Sorry for no tex. When I previewed it it would just come up as not finding the images so I made it in ascii as well as I could.

Homework Statement

Show that each of the rational linear mappings tau_1 tau_2 tau_3 and tau_4 is a bijection of Q(sqrt(2) sqrt(3))

Homework Equations

These are meant to resemble piecewise functions.

...{ sqrt(2) |--> sqrt(2)
tau_1 : {
...{ sqrt(3) |--> sqrt(3)

...{ sqrt(2) |--> sqrt(2)
tau_2 : {
...{ sqrt(3) |--> (-)sqrt(3)

The other two just makes the mapping of sqrt(2) go to the negative and the last one has both going to the negative

The Attempt at a Solution

I seem to be able to argue it in words. I just do not think it is a mathematically correct method. I am new to the whole abstract aspect of math.
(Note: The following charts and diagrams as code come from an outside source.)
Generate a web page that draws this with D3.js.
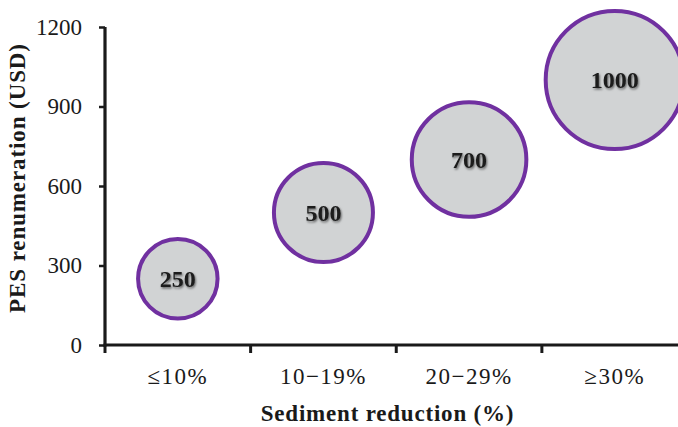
<!DOCTYPE html>
<html>
<head>
<meta charset="utf-8">
<script src="https://cdn.jsdelivr.net/npm/d3@7"></script>
<style>
  html, body { margin: 0; padding: 0; background: #fff; }
  svg { display: block; }
  text { font-family: "Liberation Serif", "Times New Roman", serif; fill: #1a1a1a; }
</style>
</head>
<body>
<svg id="chart" width="678" height="427"></svg>
<script>
// Sediment-reduction classes and the PES payment for each
const categories = ["≤10%", "10−19%", "20−29%", "≥30%"];
const payments = [250, 500, 700, 1000];
const yTicks = [0, 300, 600, 900, 1200];

const W = 678, H = 427;
const plot = { left: 105, right: 687.5, top: 27, bottom: 345 };

const svg = d3.select("#chart");

// soft shadow behind the bubble labels
const defs = svg.append("defs");
const f = defs.append("filter").attr("id", "labelShadow")
  .attr("x", "-20%").attr("y", "-30%").attr("width", "140%").attr("height", "160%");
f.append("feDropShadow").attr("dx", 1).attr("dy", 1.5)
  .attr("stdDeviation", 1.3).attr("flood-color", "#000").attr("flood-opacity", 0.55);

const x = d3.scaleBand().domain(categories).range([plot.left, plot.right]);
const y = d3.scaleLinear().domain([0, 1200]).range([plot.bottom, plot.top]);
// bubble radius grows with the payment
const r = d3.scaleLinear().domain([0, 1000]).range([30, 69]);

// bubbles
const g = svg.append("g");
categories.forEach((c, i) => {
  const cx = x(c) + x.bandwidth() / 2, cy = y(payments[i]);
  g.append("circle")
    .attr("cx", cx).attr("cy", cy).attr("r", r(payments[i]))
    .attr("fill", "#d1d3d4").attr("stroke", "#7030a0").attr("stroke-width", 4);
  g.append("text")
    .attr("x", cx).attr("y", cy).attr("dy", "0.34em")
    .attr("text-anchor", "middle")
    .attr("font-size", 24).attr("font-weight", "bold")
    .attr("fill", "#111")
    .attr("filter", "url(#labelShadow)")
    .text(payments[i]);
});

// y axis
const yAxis = svg.append("g").attr("transform", `translate(${plot.left},0)`)
  .call(d3.axisLeft(y).tickValues(yTicks).tickFormat(d3.format("d"))
    .tickSize(6).tickPadding(17).tickSizeOuter(0));
yAxis.select(".domain").attr("stroke", "#1a1a1a").attr("stroke-width", 3.2)
  .attr("d", `M0,${plot.top}V${plot.bottom + 1.5}`);
yAxis.selectAll(".tick line").attr("stroke", "#1a1a1a").attr("stroke-width", 2.5);
yAxis.selectAll(".tick text").attr("font-size", 23).attr("fill", "#1a1a1a");

// x axis: labels at band centres, ticks on band boundaries
const xAxis = svg.append("g").attr("transform", `translate(0,${plot.bottom})`)
  .call(d3.axisBottom(x).tickSize(0).tickPadding(23).tickSizeOuter(0));
xAxis.select(".domain").attr("stroke", "#1a1a1a").attr("stroke-width", 3.2)
  .attr("d", `M${plot.left - 1.5},0H${W}`);
xAxis.selectAll(".tick text").attr("font-size", 23).attr("fill", "#1a1a1a")
  .attr("letter-spacing", 1.5);
xAxis.selectAll(".boundary").data(categories).enter().append("line")
  .attr("class", "boundary")
  .attr("x1", d => x(d)).attr("x2", d => x(d))
  .attr("y1", 0).attr("y2", 8)
  .attr("stroke", "#1a1a1a").attr("stroke-width", 3);

// axis titles
svg.append("text")
  .attr("x", (plot.left + W) / 2 - 4).attr("y", 421)
  .attr("text-anchor", "middle")
  .attr("font-size", 23).attr("font-weight", "bold").attr("letter-spacing", 0.8)
  .text("Sediment reduction (%)");

svg.append("text")
  .attr("transform", "translate(25,178) rotate(-90)")
  .attr("text-anchor", "middle")
  .attr("font-size", 23).attr("font-weight", "bold").attr("letter-spacing", 0.9)
  .text("PES renumeration (USD)");
</script>
</body>
</html>
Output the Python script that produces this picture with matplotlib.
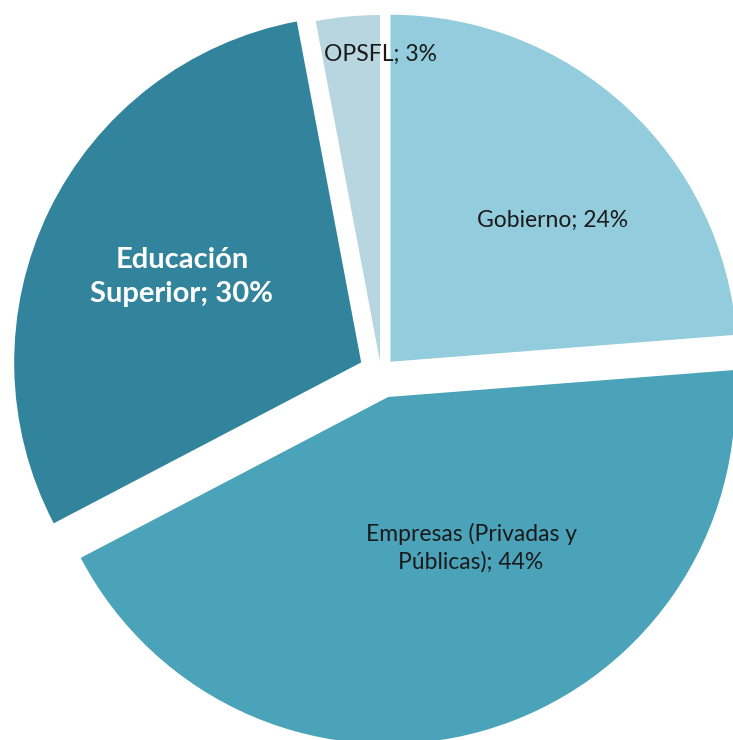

Tau_i where i = 1,2,3,4 are just a series of mappings of alpha |--> beta or alpha |--> (-)beta. In the cases alpha |--> beta alpha = beta. This means that if you map two elements x,y such that x =/= y you will get two elements of beta w,v such that w =/= v. Therefore if tau(x) =/= tau(y) w =/= v and it is injective. To prove surjective every element of beta has a value in alpha since the value in alpha equals the value in beta. Thus it is not restricted to any range of values.

I would use the same argument for the negative I don't know any special things I should look out for since I believe there is a number y such that x+y=0 where y is denoted as -x. The only problem I can see with this is that was for the reals and I am dealing with rationals. Thanks for any advice.

 

[HallsofIvy]

$\tau_2$ takes $\sqrt{2}$ into $\sqrt{2}$ and $\sqrt{3}$ into $-\sqrt{3}$

Any number is $Q(\sqrt{2},\sqrt{3})$ can be written in the form $a+ b\sqrt{2}+ c\sqrt{3}+ d\sqrt{6}$
(I'm going to call $\tau_2$ "f" since it is easier to type!)
Then $f(a+ b\sqrt{2}+ c\sqrt{3}+ d\sqrt{6})$= $f(a)+ f(b)f(\sqrt{2})+ f(c)f(\sqrt{3})+ f(d)f(\sqrt{2})f(\sqrt{3})$= $a+ b\sqrt{2}- c\sqrt{3}- d\sqrt{6}$.